Das Fachgebiet Straßenwesen der Technischen Universität Darmstadt hatte als federführende Stelle in diesem Kooperationsprojekt vor allem asphalttechnologische Fragen zu klären. Mit der Weiterentwicklung der Maschinentechnik war das Institut für Landmaschinentechnik und Regenerative Energien der Fachhochschule Köln beauftragt. Die Umsetzung der asphalttechnologischen und maschinentechnischen Konzepte erfolgte durch die Hermann Kirchner Bauunternehmung GmbH, die inzwischen unter dem Konzernnamen STRABAG AG firmiert.

2 Konzeption

2.1 Asphalttechnologie

Hinsichtlich der Wahl des Deckschichtmischgutes unterscheidet sich die modifizierte nicht von der konventionellen Kompaktasphaltbauweise. In der Praxis haben sich die Deckschichtasphalte AC 8 D S oder SMA 8 S in Schichtdicken von 2 bis 2,5 cm bewährt. Die Tragschicht wird bei der neuen Bauweise jedoch dicker als üblich eingebaut. In den zu betrachtenden Anwendungsfällen kommen bei konventioneller Ausführung in der Regel zweilagig eingebaute Tragschichtpakete in Dicken von 20 bis 22 cm zur Anwendung. Beim modifizierten Kompaktasphalt werden diese in einer einzelnen Schicht umgesetzt, weshalb eine besondere Konzeption des Tragschichtmischgutes erforderlich ist.

Es muss

  • trotz der hohen Schichtdicke über die komplette Höhe ausreichend verdichtbar sein,
  • einen guten Schichtenverbund zur Unterlage und zur Deckschicht aufweisen,
  • Tragschicht- und Binderschichteigenschaften vereinen.

Größtkorn

Nach aktuellem Technischen Regelwerk sollte die Dicke einer Lage aus Asphalttragschichtmischgut mindestens 8 cm betragen. Erfahrungsgemäß wird aber auch ein Einbau von Dicken über dem 4-fachen des Größtkorndurchmessers als risikobehaftet angesehen, sodass die großen Dicken, z. B. aus den ZTV BEA-StB 09, in der Praxis eher mehrlagig eingebaut werden.
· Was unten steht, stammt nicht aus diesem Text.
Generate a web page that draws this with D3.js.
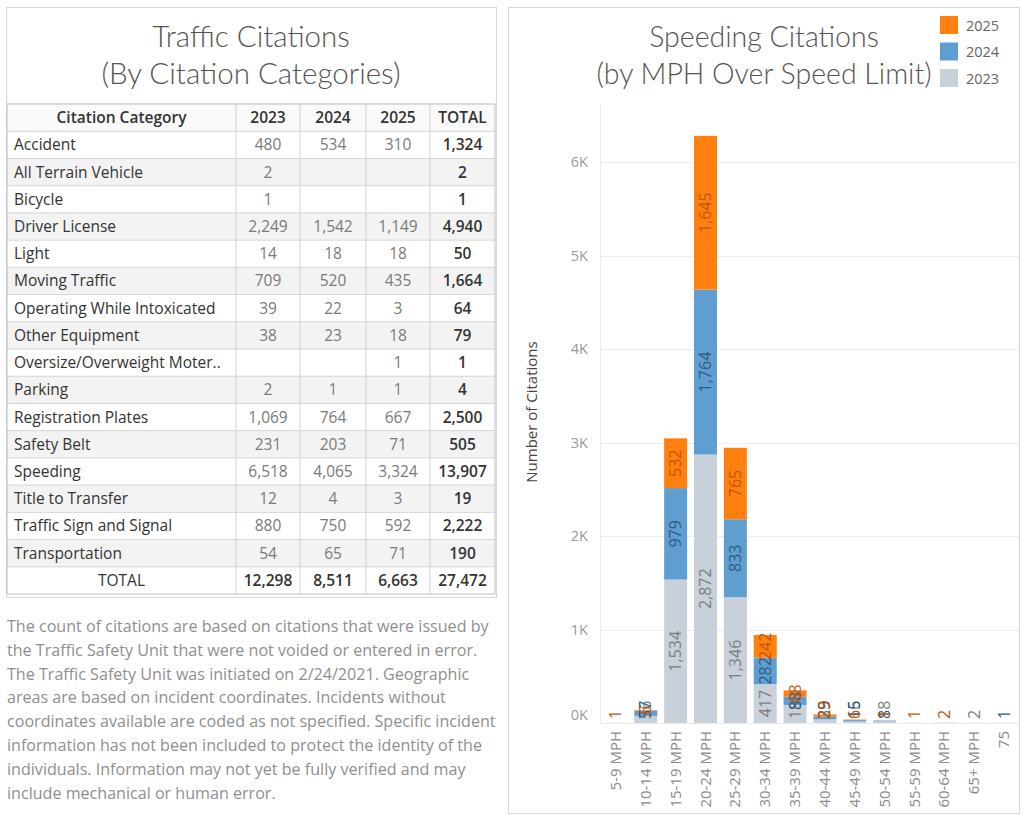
<!DOCTYPE html>
<html>
<head>
<meta charset="utf-8">
<script src="https://cdn.jsdelivr.net/npm/d3@7"></script>
<style>
  body { margin: 0; background: #fff; }
  svg { display: block; font-family: "Open Sans", Lato, sans-serif; }
  .title { font-family: Lato, sans-serif; font-weight: 300; fill: #555; }
</style>
</head>
<body>
<svg id="chart" width="1024" height="825"></svg>
<script>
// table data
const categories = ["Accident", "All Terrain Vehicle", "Bicycle", "Driver License", "Light",
  "Moving Traffic", "Operating While Intoxicated", "Other Equipment", "Oversize/Overweight Moter..",
  "Parking", "Registration Plates", "Safety Belt", "Speeding", "Title to Transfer",
  "Traffic Sign and Signal", "Transportation"];
const years = ["2023", "2024", "2025"];
const cit2023 = [480, 2, 1, 2249, 14, 709, 39, 38, null, 2, 1069, 231, 6518, 12, 880, 54];
const cit2024 = [534, null, null, 1542, 18, 520, 22, 23, null, 1, 764, 203, 4065, 4, 750, 65];
const cit2025 = [310, null, null, 1149, 18, 435, 3, 18, 1, 1, 667, 71, 3324, 3, 592, 71];

// speeding chart data
const speedBins = ["5-9 MPH", "10-14 MPH", "15-19 MPH", "20-24 MPH", "25-29 MPH", "30-34 MPH",
  "35-39 MPH", "40-44 MPH", "45-49 MPH", "50-54 MPH", "55-59 MPH", "60-64 MPH", "65+ MPH", "75"];
const spd2023 = [0, 76, 1534, 2872, 1346, 417, 193, 39, 16, 18, 0, 0, 2, 0];
const spd2024 = [0, 57, 979, 1764, 833, 282, 88, 29, 15, 8, 0, 0, 0, 1];
const spd2025 = [1, 6, 532, 1645, 765, 242, 68, 23, 6, 1, 1, 2, 0, 0];
const yTicks = [0, 1000, 2000, 3000, 4000, 5000, 6000];

const note = [
  "The count of citations are based on citations that were issued by",
  "the Traffic Safety Unit that were not voided or entered in error.",
  "The Traffic Safety Unit was initiated on 2/24/2021. Geographic",
  "areas are based on incident coordinates. Incidents without",
  "coordinates available are coded as not specified. Specific incident",
  "information has not been included to protect the identity of the",
  "individuals. Information may not yet be fully verified and may",
  "include mechanical or human error."
];

const fmt = d3.format(",");
const svg = d3.select("#chart");

// ---------- left panel: table ----------
svg.append("rect")
  .attr("x", 6.5).attr("y", 7.5).attr("width", 490).attr("height", 590)
  .attr("fill", "none").attr("stroke", "#d6d6d6");

svg.append("text").attr("class", "title").attr("x", 251).attr("y", 47).attr("text-anchor", "middle")
  .attr("font-size", 29.5).text("Traffic Citations");
svg.append("text").attr("class", "title").attr("x", 251).attr("y", 84).attr("text-anchor", "middle")
  .attr("font-size", 29.5).text("(By Citation Categories)");

const rows = categories.map((c, i) => {
  const vals = [cit2023[i], cit2024[i], cit2025[i]];
  return { name: c, vals, total: d3.sum(vals) };
});
const colTotals = [cit2023, cit2024, cit2025].map(a => d3.sum(a));
const allRows = [{ header: true }].concat(rows, [{ name: "TOTAL", vals: colTotals, total: d3.sum(colTotals), foot: true }]);

const colEdges = [7, 236, 300, 366, 430, 495];
const rowY = d3.scaleBand().domain(d3.range(allRows.length)).range([104, 594]);
const rh = rowY.bandwidth();

const tbl = svg.append("g");
tbl.selectAll("rect.row").data(allRows).join("rect")
  .attr("x", colEdges[0]).attr("y", (d, i) => rowY(i))
  .attr("width", colEdges[5] - colEdges[0]).attr("height", rh)
  .attr("fill", (d, i) => (i % 2 === 0 && !d.header && !d.foot) ? "#f3f3f3" : (d.header ? "#fafafa" : "#fff"));

// grid lines
tbl.selectAll("line.h").data(d3.range(allRows.length + 1)).join("line")
  .attr("x1", colEdges[0]).attr("x2", colEdges[5])
  .attr("y1", i => 104 + i * rh).attr("y2", i => 104 + i * rh)
  .attr("stroke", i => (i === 0 || i === allRows.length) ? "#bdbdbd" : "#d4d4d4");
tbl.selectAll("line.v").data(colEdges).join("line")
  .attr("x1", d => d).attr("x2", d => d).attr("y1", 104).attr("y2", 594)
  .attr("stroke", (d, i) => (i === 0 || i === 5) ? "#bdbdbd" : "#d0d0d0");

const colMid = i => (colEdges[i] + colEdges[i + 1]) / 2;
allRows.forEach((d, i) => {
  const y = rowY(i) + rh / 2 + 5.5;
  const g = tbl.append("g");
  if (d.header) {
    g.append("text").attr("x", colMid(0)).attr("y", y).attr("text-anchor", "middle")
      .attr("font-size", 15.5).attr("fill", "#333").attr("font-weight", 600).text("Citation Category");
    years.concat(["TOTAL"]).forEach((t, j) => {
      g.append("text").attr("x", colMid(j + 1)).attr("y", y).attr("text-anchor", "middle")
        .attr("font-size", 15.5).attr("fill", "#333").attr("font-weight", 600).text(t);
    });
    return;
  }
  g.append("text")
    .attr("x", d.foot ? colMid(0) : 14).attr("y", y)
    .attr("text-anchor", d.foot ? "middle" : "start")
    .attr("font-size", 15.5).attr("fill", "#333").attr("font-weight", 500).text(d.name);
  d.vals.forEach((v, j) => {
    if (v == null) return;
    g.append("text").attr("x", colMid(j + 1)).attr("y", y).attr("text-anchor", "middle")
      .attr("font-size", 15.5)
      .attr("fill", d.foot ? "#333" : "#7a7a7a")
      .attr("font-weight", d.foot ? 600 : 400).text(fmt(v));
  });
  g.append("text").attr("x", colMid(4)).attr("y", y).attr("text-anchor", "middle")
    .attr("font-size", 15.5).attr("fill", "#333").attr("font-weight", 600).text(fmt(d.total));
});

// note
svg.append("g").selectAll("text").data(note).join("text")
  .attr("x", 7).attr("y", (d, i) => 632 + i * 23.8)
  .attr("font-size", 16.1).attr("fill", "#8f8f8f").text(d => d);

// ---------- right panel: stacked bars ----------
svg.append("rect")
  .attr("x", 508.5).attr("y", 7.5).attr("width", 511).attr("height", 806)
  .attr("fill", "none").attr("stroke", "#d6d6d6");

svg.append("text").attr("class", "title").attr("x", 764).attr("y", 47).attr("text-anchor", "middle")
  .attr("font-size", 28.5).text("Speeding Citations");
svg.append("text").attr("class", "title").attr("x", 764).attr("y", 84).attr("text-anchor", "middle")
  .attr("font-size", 28.5).text("(by MPH Over Speed Limit)");

const colors = { "2023": "#c8d0d9", "2024": "#5f9ed1", "2025": "#ff800e" };
const labelColors = { "2023": "#7d7d7d", "2024": "#2f5b82", "2025": "#c0580d" };

// legend
const legendYears = ["2025", "2024", "2023"];
const lg = svg.append("g").selectAll("g").data(legendYears).join("g")
  .attr("transform", (d, i) => `translate(940, ${16 + i * 26.5})`);
lg.append("rect").attr("width", 18).attr("height", 18).attr("fill", d => colors[d]);
lg.append("text").attr("x", 26).attr("y", 14.5).attr("font-size", 14.5).attr("fill", "#666").text(d => d);

const table = speedBins.map((b, i) => ({ bin: b, "2023": spd2023[i], "2024": spd2024[i], "2025": spd2025[i] }));
const stack = d3.stack().keys(years)(table);

const x = d3.scaleBand().domain(speedBins).range([601, 1019]).paddingInner(0.23).paddingOuter(0.115);
const y = d3.scaleLinear().domain([0, 6600]).range([723, 106]);

// pane line and grid
svg.append("line").attr("x1", 600.5).attr("x2", 600.5).attr("y1", 104).attr("y2", 724)
  .attr("stroke", "#ececec");
svg.append("g").selectAll("line").data(yTicks).join("line")
  .attr("x1", 600).attr("x2", 1019)
  .attr("y1", d => Math.round(y(d)) + 0.5).attr("y2", d => Math.round(y(d)) + 0.5)
  .attr("stroke", "#ececec");

const yAxis = svg.append("g").attr("transform", "translate(592,0)")
  .call(d3.axisLeft(y).tickValues(yTicks).tickSize(0).tickPadding(4).tickFormat(d => (d / 1000) + "K"));
yAxis.select(".domain").remove();
yAxis.selectAll("text").attr("font-size", 14.5).attr("fill", "#9a9a9a")
  .attr("font-family", "Open Sans, sans-serif")
  .attr("dy", d => d === 0 ? "-0.25em" : "0.32em");

svg.append("text").attr("transform", "translate(537,412) rotate(-90)")
  .attr("text-anchor", "middle").attr("font-size", 15).attr("fill", "#444")
  .text("Number of Citations");

// bars
const layers = svg.append("g").selectAll("g").data(stack).join("g")
  .attr("fill", d => colors[d.key]);
layers.selectAll("rect").data(d => d).join("rect")
  .attr("x", d => x(d.data.bin))
  .attr("width", x.bandwidth())
  .attr("y", d => y(d[1]))
  .attr("height", d => y(d[0]) - y(d[1]));

// bar labels (rotated)
stack.forEach(layer => {
  layer.forEach(d => {
    const v = d.data[layer.key];
    if (!v) return;
    const cx = x(d.data.bin) + x.bandwidth() / 2;
    const t = svg.append("text")
      .attr("text-anchor", "middle")
      .attr("font-size", 16)
      .attr("fill", labelColors[layer.key])
      .text(fmt(v));
    const half = t.node().getComputedTextLength() / 2;
    const cy = Math.min((y(d[0]) + y(d[1])) / 2, y(0) - half - 4);
    t.attr("transform", `translate(${cx + 5.5},${cy}) rotate(-90)`);
  });
});

// x labels
svg.append("g").selectAll("text").data(speedBins).join("text")
  .attr("transform", d => `translate(${x(d) + x.bandwidth() / 2 + 5},731) rotate(-90)`)
  .attr("text-anchor", "end").attr("font-size", 15).attr("fill", "#8a8a8a")
  .text(d => d);
</script>
</body>
</html>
Will man die Schichtdicke, wie in vorliegendem Projekt weiter vergrößern, sollte auch das Asphaltmischgut grobkörniger werden. Gemäß vorgenannter Faustregel wäre für die vorgesehenen Tragschichtdicken ein Grobkorndurchmesser von mindestens 55 mm erforderlich, das aber weder als Lieferprodukt erhältlich noch technisch in Asphaltmischanlagen einsetzbar ist. Unter Berücksichtigung der produktionstechnischen Grenzen wurde daher ein Asphaltmischgut AC 45 B/T S mit einem Größtkorndurchmesser von 45 mm konzipiert.

Korngrößenverteilung

Die Korngrößenverteilung richtet sich im Wesentlichen nach den gewünschten Schichteigenschaften. Über die vorgesehene Tragschicht sollen die Lasten von der Asphaltoberfläche in die Unterlage abgeleitet werden. Dies erfordert ein stabiles Korngerüst, dessen Tragwirkung überwiegend von der dichten Anordnung großer Körner abhängt. Gleichzeitig sollen jedoch auch Asphaltbindereigenschaften erfüllt werden, d. h., das verdichtete Mischgut muss einen guten Schichtenverbund mit der Deckschicht gewährleisten und einen begrenzten Hohlraumgehalt von 5,0 bis 8,0 V.-% am Marshall-Probekörper aufweisen.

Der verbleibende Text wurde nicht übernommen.